Scanning thermal microscopy (SThM) is a type of scanning probe microscopy that maps the local temperature and thermal conductivity of an interface. The probe in a scanning thermal microscope is sensitive to local temperatures – providing a nano-scale thermometer. Thermal measurements at the nanometer scale are of both scientific and industrial interest. The technique was invented by Clayton C. Williams and H. Kumar Wickramasinghe in 1986.

==Applications==
SThM allows thermal measurements at the nano-scale. These measurements can include: temperature, thermal properties of materials, thermal conductivity, heat capacity, glass transition temperature, latent heat, enthalpy, etc. The applications include:
- Ultra large-scale integration (ULSI) lithography research and cellular diagnostics in biochemistry.
- Detecting such parameters as phase changes in polymer blends.
- Joule heating
- Measuring material variations in semiconductor devices
- Subsurface imaging
- Near-field photo thermal micro-spectroscopy
- Calorimetry applications
- Hot-spots in integrated circuits
- Low temperature scanning thermal microscopy
- Magnetic spectroscopy in combination with the ferromagnetic resonance realized in the SThM-FMR technique
- Other applications

==Technique==
SThM requires the use of specialized probes. There are two types of thermal probes: Thermocouple probes where the probe temperature is monitored by a thermocouple junction at the probe tip and resistive or bolometer probes where the probe temperature is monitored by a thin-film resistor at probe tip. These probes are generally made from thin dielectric films on a silicon substrate and use a metal or semiconductor film bolometer to sense the tip temperature. Other approaches, using more involved micro machining methods, have also been reported. In a bolometer probe the resistor is used as a local heater and the fractional change in probe resistance is used to detect the temperature and/or the thermal conductance of the sample. When the tip is placed in contact with the sample, heat flows from the tip to sample. As the probe is scanned, the amount of heat flow changes. By monitoring the heat flow, one can create a thermal map of the sample, revealing spatial variations in thermal conductivity in a sample. Through a calibration process, the SThM can reveal the quantitative values of thermal conductivity. Alternately the sample may be actively heated, for example a powered circuit, to visualize the distribution of temperatures on the sample.

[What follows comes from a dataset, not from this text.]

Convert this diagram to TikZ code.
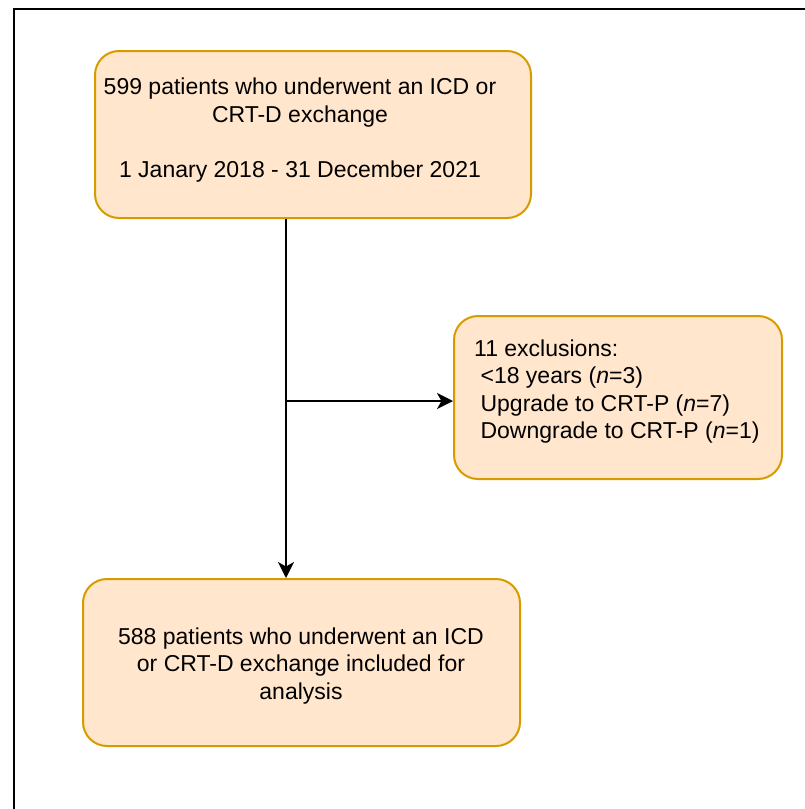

Tip-sample heat transfer can include
- Solid-solid conduction. Probe tip to sample. This is the transfer mechanism which yields the thermal scan.
- Liquid-liquid conduction. When scanning in non-zero humidity, a liquid meniscus forms between the tip and sample. Conduction can occur through this liquid drop.
- Gas conduction. Heat can be transferred through the edges of the probe tip to the sample.